By Barbara LaMonica
The period from roughly 1877 to the early 20th century demarks the era known as the “Gilded Age.” The term Gilded Age was first coined by Mark Twain who, in his usual ironic fashion, used the word gilded to denote something that was shiny on the surface, but corrupt underneath.
The Gilded Age coincided with a period of vast social and economic restructuring known as the Second Industrial Revolution. Urbanization and innovations in transportation, communication, production techniques and cheap immigrant labor opened up markets and allowed for the quick delivery of goods over vast distances. This growth in production created great wealth, but also great inequality and poverty, rendering the economic system inherently unstable, and culminating in the crash of 1929.
The industrialists of this period - the railroad men, the oilmen, the steel men and the bankers -epitomized the lifestyle of the Gilded Age. Luxurious houses along Fifth Avenue were furnished with rich fabrics, marble, gold, carved ornate furniture imported from Europe and expensive antiques and art collections. Many mansions had ballrooms that hosted parties for hundreds of people. With an abundance of disposable wealth, families such as the Fricks, the Morgans, the Vanderbilts and the Coes built weekend or summer homes along the North Shore of Long Island, known as the Gold Coast.
One such industrialist, Walter Jennings (1858-1933), built his estate in Lloyd Harbor. Jennings was the son of Standard Oil co-founder Oliver Burr Jennings, and was a first cousin to William, Percy and Geraldine Rockefeller. He was a director of Standard Oil New Jersey, president of the National Fuel Gas Company, director of the Bank of Manhattan, and trustee of the New York Trust Company, eventually to become Chase and Chemical Banks respectively.
Beginning in 1895, Jennings began buying property in Cold Spring Harbor* (in buying 374 acres Jennings also acquired the Glenada Hotel, which he tore down). In 1898, he engaged architects Carrere & Hastings to design a Georgian mansion and the Olmstead Brothers to create the formal gardens. Carrere & Hastings had both apprenticed to Stanford White, and among their impressive achievements in Manhattan are the main branch of the New York Public Library on 5th Avenue, The Standard Oil Building, the Henry Clay Frick House and the Cunard Building. The Olmstead Brothers’ famous creations include Central Park, Bayard Cutting Arboretum, Forest Park and Prospect Park.

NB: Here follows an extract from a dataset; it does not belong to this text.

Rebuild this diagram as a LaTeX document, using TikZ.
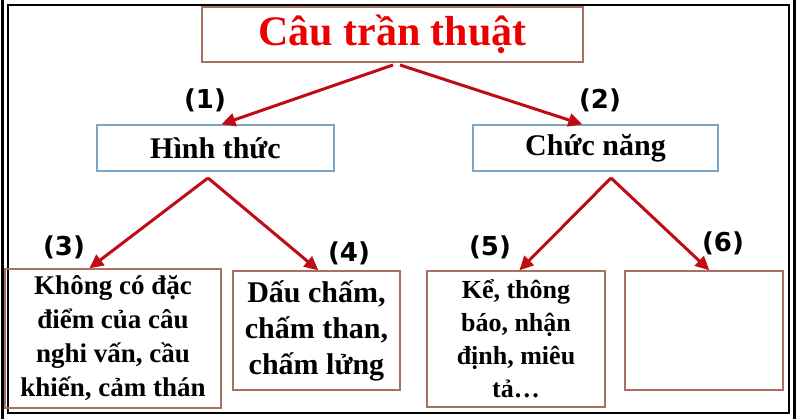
\documentclass[tikz,border=0pt]{standalone}
\usepackage{fontspec}
\setmainfont{Liberation Serif}
\newfontfamily\labelfont{DejaVu Sans}
\usetikzlibrary{arrows.meta}
\definecolor{arrowred}{RGB}{192,10,20}
\definecolor{titlered}{RGB}{235,0,0}
\definecolor{brownborder}{RGB}{165,115,95}
\definecolor{blueborder}{RGB}{125,165,195}
\tikzset{
  box/.style={draw, line width=1.3pt, inner sep=0pt, align=center},
  topbox/.style={box, draw=brownborder},
  midbox/.style={box, draw=blueborder},
  lowbox/.style={box, draw=brownborder},
  conn/.style={draw=arrowred, line width=3pt, -{Triangle[length=14pt,width=13pt]}},
  numlabel/.style={font=\labelfont\bfseries\fontsize{26pt}{28pt}\selectfont, inner sep=0pt}
}
\begin{document}
\begin{tikzpicture}[x=1pt,y=-1pt]
\useasboundingbox (0,0) rectangle (800,419);
% frame
\draw[line width=2.5pt] (8,5) rectangle (789,413);
\draw[line width=3pt] (2.5,0) -- (2.5,419);
\draw[line width=3pt] (794,0) -- (794,419);
% boxes
\node[topbox, minimum width=381pt, minimum height=55pt, text=titlered,
  font=\bfseries\fontsize{42pt}{44pt}\selectfont] (top) at (392.5,34.5)
  {Câu trần thuật};
\node[midbox, minimum width=237pt, minimum height=46pt,
  font=\bfseries\fontsize{30pt}{32pt}\selectfont] (hinh) at (215.5,148)
  {Hình thức};
\node[midbox, minimum width=245pt, minimum height=46pt,
  font=\bfseries\fontsize{30pt}{32pt}\selectfont] (chuc) at (595.5,148)
  {Chức năng};
\node[lowbox, minimum width=216pt, minimum height=139pt,
  font=\bfseries\fontsize{27pt}{34pt}\selectfont] (b3) at (113,338.5)
  {Không có đặc\\ điểm của câu\\ nghi vấn, cầu\\ khiến, cảm thán};
\node[lowbox, minimum width=167pt, minimum height=119pt,
  font=\bfseries\fontsize{30pt}{36pt}\selectfont] (b4) at (316.5,330.5)
  {Dấu chấm,\\ chấm than,\\ chấm lửng};
\node[lowbox, minimum width=178pt, minimum height=136pt,
  font=\bfseries\fontsize{26pt}{33pt}\selectfont] (b5) at (516,339)
  {Kể, thông\\ báo, nhận\\ định, miêu\\ tả…};
\node[lowbox, minimum width=158pt, minimum height=119pt] (b6) at (704,330.5) {};
% start points
\coordinate (s1) at (393,65);
\coordinate (s2) at (400,65);
\coordinate (s3) at (208,178);
\coordinate (s5) at (611,178);
% connectors
\draw[conn] (s1) -- ([xshift=125pt]hinh.north west);
\draw[conn] (s2) -- ([xshift=110pt]chuc.north west);
\draw[conn] (s3) -- ([xshift=85pt]b3.north west);
\draw[conn] (s3) -- ([xshift=86pt]b4.north west);
\draw[conn] (s5) -- ([xshift=93pt]b5.north west);
\draw[conn] (s5) -- ([xshift=85pt]b6.north west);
% labels
\node[numlabel] (l1) at (205,100) {(1)};
\node[numlabel] (l2) at (600,100) {(2)};
\node[numlabel] (l3) at (64,247) {(3)};
\node[numlabel] (l4) at (349,253) {(4)};
\node[numlabel] (l5) at (490,247) {(5)};
\node[numlabel] (l6) at (723,243) {(6)};
\end{tikzpicture}
\end{document}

Jennings and his wife, Jean Brown Jennings, and their three children made Burrwood their summer residence. In retirement, Jennings moved permanently to Burrwood where he enthusiastically engaged in farming activities.
In a little over 50 years’ time, many of the Gold Coast Mansions were abandoned or torn down. The Great Depression, increased income taxes, rising land costs, high maintenance and personnel costs contributed to their demise as the cost of maintaining the estates became prohibitive. Some families lost their fortunes, or subsequent generations had less disposable income or simply found the style of the mansions not to their taste. Many estates were subdivided due to social and economic changes such as the movement to the suburbs of a growing middle class creating a demand for land to build single-family homes.
Jennings died in 1933. His will stipulated that his wife could continue to live at Burrwood, while leaving the estate to his son. After Mrs. Jennings’ death, The Industrial Home for the Blind purchased the mansion and 32.5 acres for $90,000 in 1951. In 1952, it opened as a residence for the blind, but by the early 1980’s the maintenance and personnel costs became too expensive. Additionally, the resident population was decreasing due to more community support services enabling the disabled to remain in their homes or with family. After the remaining residents relocated to nursing homes or other housing programs, the property was sold in 1987 for 5.5 million to a New Rochelle developer who intended to restore the mansion to a single family home and subdivide the rest of the land to build 10 homes.
However, the deal fell through and the mortgage holder seized the property. Another development company bought 10 lots and built houses. Unfortunately, there were no buyers willing to restore the house, and the Village of Lloyd Harbor had no landmark preservation ordinance in place that would have prevented destruction of the mansion. Burrwood was torn down in 1995. Property taxes at that time assessed at over $100,000 as well as 6.5 million dollars for restoration.
If you still want to see a vestige of Burrwood’s opulence, you can take a stroll in the Elizabeth Street Garden in Manhattan’s Little Italy. Among various sculptures, you can sit under an Olmstead iron wrought gazebo from the Burrwood estate.
*The property later became part of the Incorporated Village of Lloyd Harbor.